I doubted the mic on my video camera would pick up the sound in that echoing box very well. I made 2 videos, one of their Everly Brothers song, Dreamin, and Amy. I automatically assumed the sound would not be good. On the way home, I played a moment in the camera and the sound was horrid, like taping a rock band from the balcony area with a pocket cassette recorder. You can tell what song is playing, but that's about all. Home, I put the pictures into the computer and the sound is good. The sound is a little bit more exaggerated a version of the auditorium sound, like a recording made at a big city coliseum with a cell phone, the Cars playing full volume. I like the way the walls make it sound like a huge auditorium. It's a very different sound from without volume. Not lesser. Just another way to hear the band. I've heard the VWBoys live 4 times and like their show as much as their music.



The band has a new fan in Justin. I took him over to Woodlawn a few weeks ago to hear the VWBoys. He came away from the show a fan. Tim announced they'd be playing at the armory in Elkin and Justin put that in his memory. He wanted to take the kids. He wanted Crystal to hear the band. She has been working non-stop toward Christmas in her studio photography business, babies with Santa. Justin and I encouraged her to go and get her head out of her stress for a little while. In the picture above, she's so tired she's forcing herself to stay awake. Justin and I have been talking for some time, year maybe, of his interest in the kids learning to make music. I've given him what I've learned in the time of the music store, seeing kids take up the music. I suggested he start taking them to music shows of bluegrass and regional music now. By the time they're 5 or 6, they might voice an interest in learning to play something. They can get into the jam program at school when they're 8. If they want to learn before 8, then a good teacher can get them going.
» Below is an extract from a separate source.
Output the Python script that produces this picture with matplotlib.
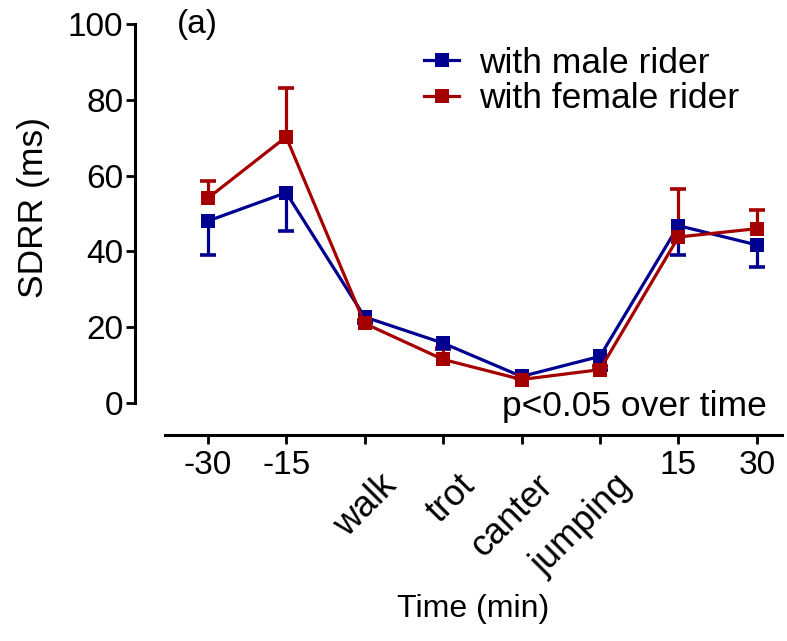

If they don't want to learn, don't force it. Though if they want to play, regular practice is the way.



One of the things we talk about concerning the kids is something major I have noticed, musicians are happy people, compared to the rest of us. They don't go around angry. They're fun at home, because they want to make music. They would rather make music, period. I've seen in the older people, women, married to fiddlers, banjo pickers and guitar pickers, appear to be happy people. Musicians know there's no money in making music without selling your soul. Mountain musicians may buy and sell instruments, but their souls have no price tag. Justin wants to be a good daddy and give his kids sound guidance toward growing up and making a go of it in the adult world, so often kept secret from the kids.



 By the time of the 7th or 8th trophy, and still a lot more to hand out, we saw the kids fading. Crystal, who belonged at home in bed, was fading. Justin and I were liking the idea of waiting for the VWBoys to return, but it was closing in on 10, kids were dropping off, Crystal needed to stop at Walmart. We made a collective decision to get on up the mountain. An hour to their place in Justin's 4-door pickup, and a half hour in my car to home. The kids put to bed, the three of us went to the basement, sat in lawn chairs beside the wood stove smoking cigarettes, and talked at length about whatever came up, feeling the concert still in us.